*INPUT MATERIAL*:
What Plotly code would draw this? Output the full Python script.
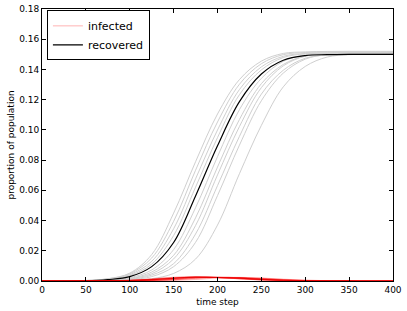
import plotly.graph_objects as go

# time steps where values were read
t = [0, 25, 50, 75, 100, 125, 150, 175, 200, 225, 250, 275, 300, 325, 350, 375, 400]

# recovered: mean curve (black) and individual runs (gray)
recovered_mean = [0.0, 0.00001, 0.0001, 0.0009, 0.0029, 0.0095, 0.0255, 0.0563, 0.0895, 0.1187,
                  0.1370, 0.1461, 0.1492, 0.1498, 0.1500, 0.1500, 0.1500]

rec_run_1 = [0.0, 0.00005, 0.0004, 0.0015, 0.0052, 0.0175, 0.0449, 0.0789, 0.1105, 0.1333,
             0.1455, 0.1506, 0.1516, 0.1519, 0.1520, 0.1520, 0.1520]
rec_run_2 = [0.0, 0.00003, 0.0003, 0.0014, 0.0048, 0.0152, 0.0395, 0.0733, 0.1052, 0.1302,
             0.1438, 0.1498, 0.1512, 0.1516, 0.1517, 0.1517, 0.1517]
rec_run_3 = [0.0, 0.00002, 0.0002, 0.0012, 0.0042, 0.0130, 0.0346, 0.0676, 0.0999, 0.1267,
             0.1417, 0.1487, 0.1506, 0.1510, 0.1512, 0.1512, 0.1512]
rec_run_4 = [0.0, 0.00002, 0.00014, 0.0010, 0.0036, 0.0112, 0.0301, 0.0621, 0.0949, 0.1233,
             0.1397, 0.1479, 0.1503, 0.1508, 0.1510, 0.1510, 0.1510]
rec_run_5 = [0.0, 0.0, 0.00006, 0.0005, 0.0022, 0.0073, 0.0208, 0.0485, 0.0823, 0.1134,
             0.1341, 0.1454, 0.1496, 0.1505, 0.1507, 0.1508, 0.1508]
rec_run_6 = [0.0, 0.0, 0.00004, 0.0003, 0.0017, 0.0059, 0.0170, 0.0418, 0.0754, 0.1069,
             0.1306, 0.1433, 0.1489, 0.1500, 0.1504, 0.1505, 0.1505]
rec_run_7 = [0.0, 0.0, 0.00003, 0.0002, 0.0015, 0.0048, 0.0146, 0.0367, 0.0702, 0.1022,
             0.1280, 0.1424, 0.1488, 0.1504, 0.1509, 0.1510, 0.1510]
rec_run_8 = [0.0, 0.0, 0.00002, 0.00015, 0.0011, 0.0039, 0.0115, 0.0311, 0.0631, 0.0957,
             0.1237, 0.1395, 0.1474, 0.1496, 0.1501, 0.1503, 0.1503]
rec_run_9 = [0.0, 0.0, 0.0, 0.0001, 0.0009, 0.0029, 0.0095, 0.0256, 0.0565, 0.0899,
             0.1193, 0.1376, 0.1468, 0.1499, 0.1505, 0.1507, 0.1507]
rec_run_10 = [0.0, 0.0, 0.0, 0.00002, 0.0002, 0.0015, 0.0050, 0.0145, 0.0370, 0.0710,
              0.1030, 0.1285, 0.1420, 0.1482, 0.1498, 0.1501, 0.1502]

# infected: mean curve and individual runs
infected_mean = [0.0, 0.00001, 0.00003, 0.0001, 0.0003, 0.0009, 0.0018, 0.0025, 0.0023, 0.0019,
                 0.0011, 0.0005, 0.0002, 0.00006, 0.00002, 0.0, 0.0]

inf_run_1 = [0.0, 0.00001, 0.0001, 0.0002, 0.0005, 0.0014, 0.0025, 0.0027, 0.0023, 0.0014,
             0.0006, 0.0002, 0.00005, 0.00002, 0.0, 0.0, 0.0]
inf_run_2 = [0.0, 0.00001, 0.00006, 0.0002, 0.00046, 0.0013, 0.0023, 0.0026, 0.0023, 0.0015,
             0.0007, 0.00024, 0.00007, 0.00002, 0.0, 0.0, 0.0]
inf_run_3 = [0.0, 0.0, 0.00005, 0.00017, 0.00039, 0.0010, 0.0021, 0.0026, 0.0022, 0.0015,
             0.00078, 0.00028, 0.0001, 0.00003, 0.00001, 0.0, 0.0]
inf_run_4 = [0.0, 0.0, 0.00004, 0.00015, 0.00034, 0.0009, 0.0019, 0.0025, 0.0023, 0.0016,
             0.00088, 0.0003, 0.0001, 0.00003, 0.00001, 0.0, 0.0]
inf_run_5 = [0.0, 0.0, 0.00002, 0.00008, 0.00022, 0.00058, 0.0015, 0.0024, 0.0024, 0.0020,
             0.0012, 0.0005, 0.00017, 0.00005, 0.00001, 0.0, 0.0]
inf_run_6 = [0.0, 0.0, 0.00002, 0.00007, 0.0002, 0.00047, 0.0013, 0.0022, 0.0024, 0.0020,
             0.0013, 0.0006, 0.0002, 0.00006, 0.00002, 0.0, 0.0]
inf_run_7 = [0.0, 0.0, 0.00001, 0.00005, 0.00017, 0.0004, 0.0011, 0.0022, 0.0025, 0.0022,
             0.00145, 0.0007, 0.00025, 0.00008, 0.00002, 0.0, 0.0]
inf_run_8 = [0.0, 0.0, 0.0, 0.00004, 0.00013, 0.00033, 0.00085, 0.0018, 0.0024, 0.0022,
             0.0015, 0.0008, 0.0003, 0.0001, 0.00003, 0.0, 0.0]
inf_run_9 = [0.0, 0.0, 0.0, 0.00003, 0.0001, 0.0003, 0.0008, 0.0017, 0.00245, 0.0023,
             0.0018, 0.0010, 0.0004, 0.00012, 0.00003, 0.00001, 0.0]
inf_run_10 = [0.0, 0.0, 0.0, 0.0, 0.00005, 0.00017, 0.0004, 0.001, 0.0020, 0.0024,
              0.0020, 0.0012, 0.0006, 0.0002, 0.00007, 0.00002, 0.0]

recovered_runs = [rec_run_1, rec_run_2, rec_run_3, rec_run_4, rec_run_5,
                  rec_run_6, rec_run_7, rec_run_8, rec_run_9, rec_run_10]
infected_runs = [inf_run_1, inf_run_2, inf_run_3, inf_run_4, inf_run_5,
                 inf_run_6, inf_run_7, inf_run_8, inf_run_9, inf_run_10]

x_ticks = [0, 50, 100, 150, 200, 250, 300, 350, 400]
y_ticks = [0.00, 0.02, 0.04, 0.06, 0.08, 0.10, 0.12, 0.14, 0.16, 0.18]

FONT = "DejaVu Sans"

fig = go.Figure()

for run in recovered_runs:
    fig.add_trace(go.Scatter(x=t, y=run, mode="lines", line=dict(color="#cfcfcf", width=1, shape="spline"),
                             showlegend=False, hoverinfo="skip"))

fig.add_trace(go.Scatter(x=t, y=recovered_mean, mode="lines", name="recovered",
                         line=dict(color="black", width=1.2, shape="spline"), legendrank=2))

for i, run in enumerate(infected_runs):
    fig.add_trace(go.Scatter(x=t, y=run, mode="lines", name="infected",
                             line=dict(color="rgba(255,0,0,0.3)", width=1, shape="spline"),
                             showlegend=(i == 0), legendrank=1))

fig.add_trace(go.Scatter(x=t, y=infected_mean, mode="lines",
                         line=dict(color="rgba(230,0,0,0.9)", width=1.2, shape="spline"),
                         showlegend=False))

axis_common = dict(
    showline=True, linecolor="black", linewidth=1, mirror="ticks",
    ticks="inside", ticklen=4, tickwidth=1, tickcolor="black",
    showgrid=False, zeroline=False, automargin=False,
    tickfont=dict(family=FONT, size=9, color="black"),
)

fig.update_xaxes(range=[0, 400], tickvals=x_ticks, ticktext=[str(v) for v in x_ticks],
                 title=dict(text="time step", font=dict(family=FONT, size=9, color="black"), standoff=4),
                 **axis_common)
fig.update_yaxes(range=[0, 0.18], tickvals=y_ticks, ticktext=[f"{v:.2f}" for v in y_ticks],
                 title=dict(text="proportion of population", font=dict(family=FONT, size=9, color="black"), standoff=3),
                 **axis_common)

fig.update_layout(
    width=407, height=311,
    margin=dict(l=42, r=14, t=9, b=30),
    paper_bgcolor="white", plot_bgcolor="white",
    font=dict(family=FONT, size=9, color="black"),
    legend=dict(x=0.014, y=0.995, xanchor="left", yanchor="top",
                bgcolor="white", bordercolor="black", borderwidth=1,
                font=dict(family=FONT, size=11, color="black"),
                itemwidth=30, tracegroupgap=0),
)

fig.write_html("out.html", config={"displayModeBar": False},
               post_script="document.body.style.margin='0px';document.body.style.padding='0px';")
--
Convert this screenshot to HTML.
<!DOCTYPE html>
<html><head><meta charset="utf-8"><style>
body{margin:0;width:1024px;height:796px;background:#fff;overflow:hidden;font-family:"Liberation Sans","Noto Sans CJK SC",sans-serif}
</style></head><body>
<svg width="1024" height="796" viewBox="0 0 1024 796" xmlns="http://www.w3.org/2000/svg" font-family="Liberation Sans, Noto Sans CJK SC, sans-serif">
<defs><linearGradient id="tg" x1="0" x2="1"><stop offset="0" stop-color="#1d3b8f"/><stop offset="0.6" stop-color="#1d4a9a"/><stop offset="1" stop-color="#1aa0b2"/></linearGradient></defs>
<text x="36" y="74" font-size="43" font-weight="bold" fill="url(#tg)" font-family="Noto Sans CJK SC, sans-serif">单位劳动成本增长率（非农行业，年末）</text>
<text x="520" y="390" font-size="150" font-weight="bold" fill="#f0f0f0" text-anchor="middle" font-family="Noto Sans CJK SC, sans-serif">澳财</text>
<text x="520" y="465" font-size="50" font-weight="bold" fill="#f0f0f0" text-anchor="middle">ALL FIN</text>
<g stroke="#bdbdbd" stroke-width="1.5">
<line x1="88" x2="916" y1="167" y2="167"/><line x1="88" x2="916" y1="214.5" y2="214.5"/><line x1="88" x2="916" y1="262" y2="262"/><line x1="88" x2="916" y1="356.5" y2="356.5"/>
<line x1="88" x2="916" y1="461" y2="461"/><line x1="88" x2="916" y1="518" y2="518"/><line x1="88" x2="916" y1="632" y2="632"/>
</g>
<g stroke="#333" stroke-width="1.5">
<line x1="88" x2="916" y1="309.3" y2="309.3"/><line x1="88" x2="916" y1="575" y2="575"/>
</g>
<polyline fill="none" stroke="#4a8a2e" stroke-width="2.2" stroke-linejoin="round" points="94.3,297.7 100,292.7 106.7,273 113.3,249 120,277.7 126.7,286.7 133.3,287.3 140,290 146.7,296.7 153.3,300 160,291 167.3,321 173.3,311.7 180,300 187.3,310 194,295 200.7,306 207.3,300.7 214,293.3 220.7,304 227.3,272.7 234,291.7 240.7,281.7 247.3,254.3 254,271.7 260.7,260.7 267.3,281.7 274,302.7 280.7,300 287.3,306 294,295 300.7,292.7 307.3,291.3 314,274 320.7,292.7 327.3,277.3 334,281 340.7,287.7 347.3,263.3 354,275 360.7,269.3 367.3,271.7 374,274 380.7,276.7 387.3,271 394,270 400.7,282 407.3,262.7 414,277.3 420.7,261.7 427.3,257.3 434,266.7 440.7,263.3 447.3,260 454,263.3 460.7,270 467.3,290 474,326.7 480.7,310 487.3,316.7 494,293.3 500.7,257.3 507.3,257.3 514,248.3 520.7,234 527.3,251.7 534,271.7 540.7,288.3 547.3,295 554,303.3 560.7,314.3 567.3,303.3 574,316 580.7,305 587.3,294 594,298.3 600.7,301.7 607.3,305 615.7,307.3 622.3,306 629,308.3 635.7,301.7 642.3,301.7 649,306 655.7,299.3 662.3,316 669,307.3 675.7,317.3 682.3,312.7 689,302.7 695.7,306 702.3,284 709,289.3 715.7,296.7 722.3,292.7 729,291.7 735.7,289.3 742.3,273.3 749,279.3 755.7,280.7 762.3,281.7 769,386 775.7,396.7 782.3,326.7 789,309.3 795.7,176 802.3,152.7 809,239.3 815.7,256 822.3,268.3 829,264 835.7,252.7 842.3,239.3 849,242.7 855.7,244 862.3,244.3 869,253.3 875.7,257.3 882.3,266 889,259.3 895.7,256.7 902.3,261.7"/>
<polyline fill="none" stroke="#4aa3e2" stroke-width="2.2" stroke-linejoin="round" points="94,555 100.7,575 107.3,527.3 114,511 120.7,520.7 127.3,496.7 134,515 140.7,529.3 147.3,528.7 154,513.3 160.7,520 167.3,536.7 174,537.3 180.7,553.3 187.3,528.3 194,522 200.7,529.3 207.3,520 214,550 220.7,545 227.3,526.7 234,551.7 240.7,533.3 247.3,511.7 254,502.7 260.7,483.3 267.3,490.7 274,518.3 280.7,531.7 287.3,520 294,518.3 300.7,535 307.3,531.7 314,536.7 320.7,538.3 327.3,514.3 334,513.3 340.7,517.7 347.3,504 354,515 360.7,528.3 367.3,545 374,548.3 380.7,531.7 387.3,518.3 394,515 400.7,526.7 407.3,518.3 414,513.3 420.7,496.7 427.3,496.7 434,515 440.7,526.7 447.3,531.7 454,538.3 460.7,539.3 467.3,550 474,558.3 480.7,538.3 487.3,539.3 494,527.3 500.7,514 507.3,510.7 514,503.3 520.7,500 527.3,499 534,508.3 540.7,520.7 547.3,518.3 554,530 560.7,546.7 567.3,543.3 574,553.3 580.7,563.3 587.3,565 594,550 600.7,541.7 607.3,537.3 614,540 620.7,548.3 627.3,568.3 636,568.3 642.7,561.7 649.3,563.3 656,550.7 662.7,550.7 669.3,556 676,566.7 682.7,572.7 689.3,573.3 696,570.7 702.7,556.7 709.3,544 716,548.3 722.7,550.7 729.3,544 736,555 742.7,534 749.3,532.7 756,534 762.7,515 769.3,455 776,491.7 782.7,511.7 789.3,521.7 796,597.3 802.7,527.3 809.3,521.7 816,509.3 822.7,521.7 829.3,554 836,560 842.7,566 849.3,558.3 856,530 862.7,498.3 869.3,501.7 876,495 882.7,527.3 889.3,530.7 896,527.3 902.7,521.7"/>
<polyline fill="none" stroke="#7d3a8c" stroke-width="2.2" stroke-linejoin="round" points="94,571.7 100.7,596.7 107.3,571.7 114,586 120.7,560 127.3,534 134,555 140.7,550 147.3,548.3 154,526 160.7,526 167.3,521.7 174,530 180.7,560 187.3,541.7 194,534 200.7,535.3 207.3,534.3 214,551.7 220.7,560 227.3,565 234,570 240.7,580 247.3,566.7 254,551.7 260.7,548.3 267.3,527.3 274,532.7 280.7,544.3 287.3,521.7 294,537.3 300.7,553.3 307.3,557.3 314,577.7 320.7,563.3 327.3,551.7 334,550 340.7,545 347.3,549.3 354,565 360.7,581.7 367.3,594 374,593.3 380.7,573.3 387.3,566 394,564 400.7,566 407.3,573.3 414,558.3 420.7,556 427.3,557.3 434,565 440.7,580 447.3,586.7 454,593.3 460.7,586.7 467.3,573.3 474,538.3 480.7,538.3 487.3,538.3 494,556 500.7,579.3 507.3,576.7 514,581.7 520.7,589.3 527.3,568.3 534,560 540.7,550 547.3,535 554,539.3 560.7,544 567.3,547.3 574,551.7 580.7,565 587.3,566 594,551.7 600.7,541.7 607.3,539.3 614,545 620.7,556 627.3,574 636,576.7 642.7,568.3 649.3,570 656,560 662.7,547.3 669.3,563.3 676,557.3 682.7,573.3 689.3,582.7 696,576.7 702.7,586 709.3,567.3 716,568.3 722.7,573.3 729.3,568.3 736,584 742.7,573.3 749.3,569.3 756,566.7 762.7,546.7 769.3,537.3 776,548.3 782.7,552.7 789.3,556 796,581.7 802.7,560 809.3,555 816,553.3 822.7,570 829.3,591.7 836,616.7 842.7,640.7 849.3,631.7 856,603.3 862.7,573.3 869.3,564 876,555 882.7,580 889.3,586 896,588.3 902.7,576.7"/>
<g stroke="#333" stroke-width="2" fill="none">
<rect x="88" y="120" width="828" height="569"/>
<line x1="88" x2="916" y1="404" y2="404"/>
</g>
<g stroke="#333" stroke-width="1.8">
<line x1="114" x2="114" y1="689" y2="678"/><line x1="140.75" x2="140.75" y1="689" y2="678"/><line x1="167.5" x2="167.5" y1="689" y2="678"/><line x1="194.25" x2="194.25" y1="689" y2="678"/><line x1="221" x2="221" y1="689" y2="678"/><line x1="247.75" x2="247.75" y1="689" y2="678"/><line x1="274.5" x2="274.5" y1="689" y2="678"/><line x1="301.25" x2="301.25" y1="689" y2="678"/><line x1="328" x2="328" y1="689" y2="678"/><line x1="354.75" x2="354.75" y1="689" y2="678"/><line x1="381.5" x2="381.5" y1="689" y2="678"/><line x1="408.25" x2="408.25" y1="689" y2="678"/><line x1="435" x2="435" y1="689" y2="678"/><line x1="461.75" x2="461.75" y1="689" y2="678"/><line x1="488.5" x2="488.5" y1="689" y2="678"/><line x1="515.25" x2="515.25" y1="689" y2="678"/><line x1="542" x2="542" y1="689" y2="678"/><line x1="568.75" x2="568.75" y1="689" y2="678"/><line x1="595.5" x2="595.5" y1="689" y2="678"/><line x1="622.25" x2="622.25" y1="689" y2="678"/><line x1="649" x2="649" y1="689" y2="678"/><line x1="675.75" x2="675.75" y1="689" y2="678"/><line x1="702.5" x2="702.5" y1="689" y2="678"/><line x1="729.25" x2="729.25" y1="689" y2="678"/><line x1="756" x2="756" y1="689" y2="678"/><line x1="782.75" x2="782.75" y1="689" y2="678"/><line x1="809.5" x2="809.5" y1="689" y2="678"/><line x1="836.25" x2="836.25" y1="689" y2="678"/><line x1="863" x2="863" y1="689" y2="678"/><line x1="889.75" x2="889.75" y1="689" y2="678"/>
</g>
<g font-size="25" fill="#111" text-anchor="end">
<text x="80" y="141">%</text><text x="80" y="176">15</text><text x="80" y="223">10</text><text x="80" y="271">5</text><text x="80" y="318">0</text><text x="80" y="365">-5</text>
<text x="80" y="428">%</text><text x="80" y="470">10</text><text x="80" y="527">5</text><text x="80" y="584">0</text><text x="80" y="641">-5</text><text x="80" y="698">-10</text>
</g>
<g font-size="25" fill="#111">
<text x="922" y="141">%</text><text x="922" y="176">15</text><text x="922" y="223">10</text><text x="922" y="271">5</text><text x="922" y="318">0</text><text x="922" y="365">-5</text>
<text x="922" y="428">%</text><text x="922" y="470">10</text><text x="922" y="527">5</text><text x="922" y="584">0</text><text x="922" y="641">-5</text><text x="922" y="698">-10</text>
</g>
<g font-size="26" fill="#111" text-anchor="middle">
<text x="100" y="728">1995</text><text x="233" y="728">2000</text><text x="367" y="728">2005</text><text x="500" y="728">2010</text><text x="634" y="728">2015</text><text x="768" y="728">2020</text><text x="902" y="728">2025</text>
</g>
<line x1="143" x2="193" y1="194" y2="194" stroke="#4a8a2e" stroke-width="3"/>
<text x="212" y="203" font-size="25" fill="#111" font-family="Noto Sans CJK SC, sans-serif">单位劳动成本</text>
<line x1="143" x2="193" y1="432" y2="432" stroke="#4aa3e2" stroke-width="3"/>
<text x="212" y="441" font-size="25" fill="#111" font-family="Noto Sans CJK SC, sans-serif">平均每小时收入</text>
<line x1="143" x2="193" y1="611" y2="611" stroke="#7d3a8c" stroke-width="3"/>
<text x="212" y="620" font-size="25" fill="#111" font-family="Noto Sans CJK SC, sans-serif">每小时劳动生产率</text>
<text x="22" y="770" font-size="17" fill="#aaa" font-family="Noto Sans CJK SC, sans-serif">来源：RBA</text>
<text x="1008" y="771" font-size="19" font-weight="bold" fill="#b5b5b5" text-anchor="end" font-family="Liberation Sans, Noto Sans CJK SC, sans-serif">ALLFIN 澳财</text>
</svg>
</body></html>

*DESCRIPTION OF THE TASK*: Extract exactly, and only, the lines from the one with "What Plotly code" to the one with "350, 375, 400]", both ends counted. Leave the images behind.

*FULL ANSWER*:
What Plotly code would draw this? Output the full Python script.
import plotly.graph_objects as go

# time steps where values were read
t = [0, 25, 50, 75, 100, 125, 150, 175, 200, 225, 250, 275, 300, 325, 350, 375, 400]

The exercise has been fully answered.